The cost of building roads and transit projects has skyrocketed in the last 50 years, but the reasons behind the rise are complex.
Writing in Vox, Jerusalem Demsas questions the high cost of infrastructure in the United States. "Not only are these projects inordinately expensive, states and localities are not even attempting to build particularly ambitious projects. The US is the sixth-most expensive country in the world to build rapid-rail transit infrastructure like the New York City Subway, the Washington Metro, or the Chicago 'L.'"
Despite its complexity, this is an important question: "NYU researchers noted the massive economic stakes, pointing to studies that show that building dense urban transit networks could increase aggregate economic growth by roughly 10 percent." America's transit systems and highways are inordinately expensive to build, with the cost of one lane mile increasing five-fold between 1990 and 2008. According to research conducted by economist Leah Brooks, "states spent nearly three times as much to build a mile of highway in the 1980s as they did in the early ‘60s," indicating a trend toward higher and higher construction costs. When it comes to transit, the picture is equally bleak: a report from the Eno Center for Transportation found that "[o]n a per mile basis, America’s transit rail projects are some of the most expensive in the world."
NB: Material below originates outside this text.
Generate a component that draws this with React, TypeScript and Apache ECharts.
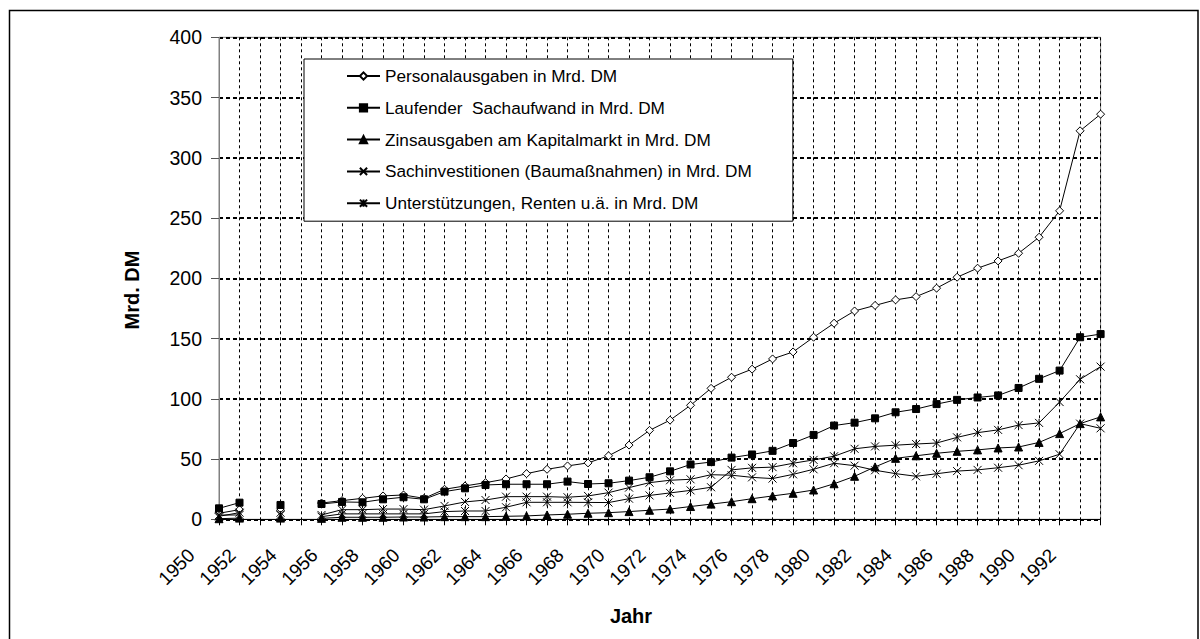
import React, { useEffect, useRef } from "react";
import * as echarts from "echarts";

const years: string[] = [];
for (let y = 1950; y <= 1993; y++) years.push(String(y));

const personal = [
  5, 8, null, 7.5, null, 13.5, 15.5, 17.4, 19.4, 20.2,
  17.4, 24.9, 27.7, 30.4, 33.5, 37.9, 41.5, 44.3, 46.8, 52.7,
  61.6, 73.8, 82.3, 94.6, 108.7, 117.9, 124.6, 133.1, 138.9, 151.1,
  162.7, 172.9, 177.5, 182.1, 184.8, 191.8, 200.9, 208.4, 214.4, 220.8,
  234.1, 256, 322.4, 336.2,
];
const laufend = [
  9.1, 13.8, null, 11.9, null, 12.7, 14.4, 14.1, 16.6, 18.3,
  16.6, 23.0, 25.7, 28.5, 29.1, 29.1, 29.1, 31.3, 29.3, 29.9,
  32.1, 34.9, 39.8, 45.5, 47.5, 51.2, 53.8, 56.8, 63.3, 70,
  77.8, 80.2, 83.8, 88.8, 91.5, 95.6, 99.1, 101.1, 102.8, 109,
  116.6, 123.4, 151.1, 153.7,
];
const zins = [
  0.5, 1.0, null, 1.0, null, 0.8, 1.7, 1.7, 1.7, 1.9,
  1.9, 2.2, 2.2, 2.2, 2.5, 2.8, 3.6, 4.2, 5.0, 5.5,
  6.4, 7.5, 8.5, 10.6, 12.6, 14.6, 17.1, 19.4, 21.6, 24.3,
  29.5, 35.7, 43.5, 50.6, 52.7, 54.8, 56.4, 57.6, 59.2, 60,
  63.8, 71.1, 79.4, 85,
];
const sachinv = [
  2.5, 5.5, null, 5.5, null, 3.6, 8, 8, 8.5, 8.5,
  8, 11.1, 14.4, 16.0, 18.8, 18.8, 18.8, 18.3, 19.4, 22.1,
  26.3, 30.4, 32.4, 33.2, 37, 36.6, 34.8, 33.8, 37.3, 41.5,
  46.5, 44.5, 40.7, 37.9, 35.7, 37.8, 40.0, 41.0, 42.8, 44.9,
  48.5, 54, 79.4, 75.5,
];
const unterst = [
  3.5, 3.6, null, 3.5, null, 2.2, 4.5, 4.5, 4.5, 4.5,
  4.5, 6.4, 6.9, 6.9, 10, 14.1, 14.1, 14.1, 14.0, 13.9,
  17.1, 19.8, 21.9, 24, 26.6, 41, 42.7, 43.3, 46.5, 49.3,
  52.3, 58.5, 60.5, 61.5, 62.5, 63.3, 68, 71.9, 74.2, 78.2,
  80, 97.3, 116.2, 126.7,
];

const seriesNames = [
  "Personalausgaben in Mrd. DM",
  "Laufender  Sachaufwand in Mrd. DM",
  "Zinsausgaben am Kapitalmarkt in Mrd. DM",
  "Sachinvestitionen (Baumaßnahmen) in Mrd. DM",
  "Unterstützungen, Renten u.ä. in Mrd. DM",
];

const FONT = "'Liberation Sans', Arial, sans-serif";

export default function App() {
  const ref = useRef<HTMLDivElement>(null);
  useEffect(() => {
    if (!ref.current) return;
    const chart = echarts.init(ref.current, null, { renderer: "svg" });
    const mk = (
      name: string,
      data: (number | null)[],
      symbol: string,
      size: number,
      fill: string,
    ) => ({
      name,
      type: "line",
      data,
      symbol,
      symbolSize: size,
      showAllSymbol: true,
      connectNulls: false,
      lineStyle: { color: "#000", width: 1 },
      itemStyle: { color: fill, borderColor: "#000", borderWidth: 1 },
      emphasis: { disabled: true },
      silent: true,
    });
    chart.setOption({
      animation: false,
      backgroundColor: "#fff",
      textStyle: { fontFamily: FONT },
      grid: {
        left: 219,
        right: 99.4,
        top: 37.3,
        bottom: 119.7,
        show: true,
        borderColor: "#808080",
        borderWidth: 1,
        backgroundColor: "transparent",
      },
      legend: {
        orient: "vertical",
        left: 304,
        top: 59,
        padding: [7, 41, 8, 42],
        itemGap: 11.8,
        itemWidth: 33,
        itemHeight: 9,
        backgroundColor: "#fff",
        borderColor: "#000",
        borderWidth: 1,
        selectedMode: false,
        textStyle: { fontSize: 17.2, color: "#000", fontFamily: FONT, lineHeight: 20 },
        data: seriesNames,
      },
      xAxis: {
        type: "category",
        data: years,
        boundaryGap: false,
        axisLine: { lineStyle: { color: "#000", width: 1 } },
        axisTick: { show: true, length: 6, interval: 0, lineStyle: { color: "#000" } },
        axisLabel: {
          interval: 1,
          rotate: 45,
          fontSize: 19,
          color: "#000",
          fontFamily: FONT,
          margin: 5,
          padding: [0, 39, 0, 0],
        },
        splitLine: {
          show: true,
          interval: 0,
          lineStyle: { color: "#000", width: 1, type: [3, 3] },
        },
      },
      yAxis: {
        type: "value",
        min: 0,
        max: 400,
        interval: 50,
        axisLine: { show: true, lineStyle: { color: "#808080", width: 1 } },
        axisTick: { show: true, length: 8, lineStyle: { color: "#555" } },
        axisLabel: { fontSize: 19.5, color: "#000", fontFamily: FONT, margin: 17 },
        splitLine: {
          show: true,
          lineStyle: { color: "#000", width: 2, type: [4, 3] },
        },
      },
      graphic: [
        {
          type: "rect",
          shape: { x: 9.5, y: 10.5, width: 1188.5, height: 640 },
          style: { fill: "none", stroke: "#000", lineWidth: 1.5 },
          silent: true,
          z: 100,
        },
        {
          type: "text",
          x: 131.5,
          y: 290,
          rotation: Math.PI / 2,
          style: {
            text: "Mrd. DM",
            fontSize: 20,
            fontWeight: "bold",
            fontFamily: FONT,
            fill: "#000",
            align: "center",
            verticalAlign: "middle",
          },
        },
        {
          type: "text",
          x: 631,
          y: 616,
          style: {
            text: "Jahr",
            fontSize: 20,
            fontWeight: "bold",
            fontFamily: FONT,
            fill: "#000",
            align: "center",
            verticalAlign: "middle",
          },
        },
      ],
      series: [
        mk(seriesNames[0], personal, "diamond", 8, "#fff"),
        mk(seriesNames[1], laufend, "rect", 7, "#000"),
        mk(seriesNames[2], zins, "triangle", 8, "#000"),
        mk(seriesNames[3], sachinv, "path://M0,0L10,10M10,0L0,10", 8, "none"),
        mk(seriesNames[4], unterst, "path://M0,0L10,10M10,0L0,10M5,0L5,10", 8, "none"),
      ],
    });
    return () => chart.dispose();
  }, []);
  return (
    <div
      ref={ref}
      style={{ position: "fixed", left: 0, top: 0, width: 1200, height: 639, background: "#fff" }}
    />
  );
}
The reasons why prices are rising are unclear but "[economist Matthew] Turner explains that common theories like unions or the way we’re building roads or where we’re building them (for example, in more urban areas) are not supported by statistical evidence." According to Brooks, "judicial, statutory, and administrative changes — in particular the passage of the National Environmental Policy Act (NEPA) in 1970 — have led to increased power for citizens," which, while intended to prevent harmful actions, has often resulted in the ability of "wealthy individuals to exert their preferences over everyone else."
Yet "America spends a relatively small amount of its GDP (1.5 percent) on public infrastructure, while the UK spends 2 percent, France 2.4 percent, and Australia 3.5 percent." The problem, writes Demsas, is that "the US is getting very little for what it builds." Collecting more data, reducing the bureaucratic red tape that slows projects down, and seeking examples from other countries can help "put the US on the path to a future with accessible, plentiful, and cost-efficient transit."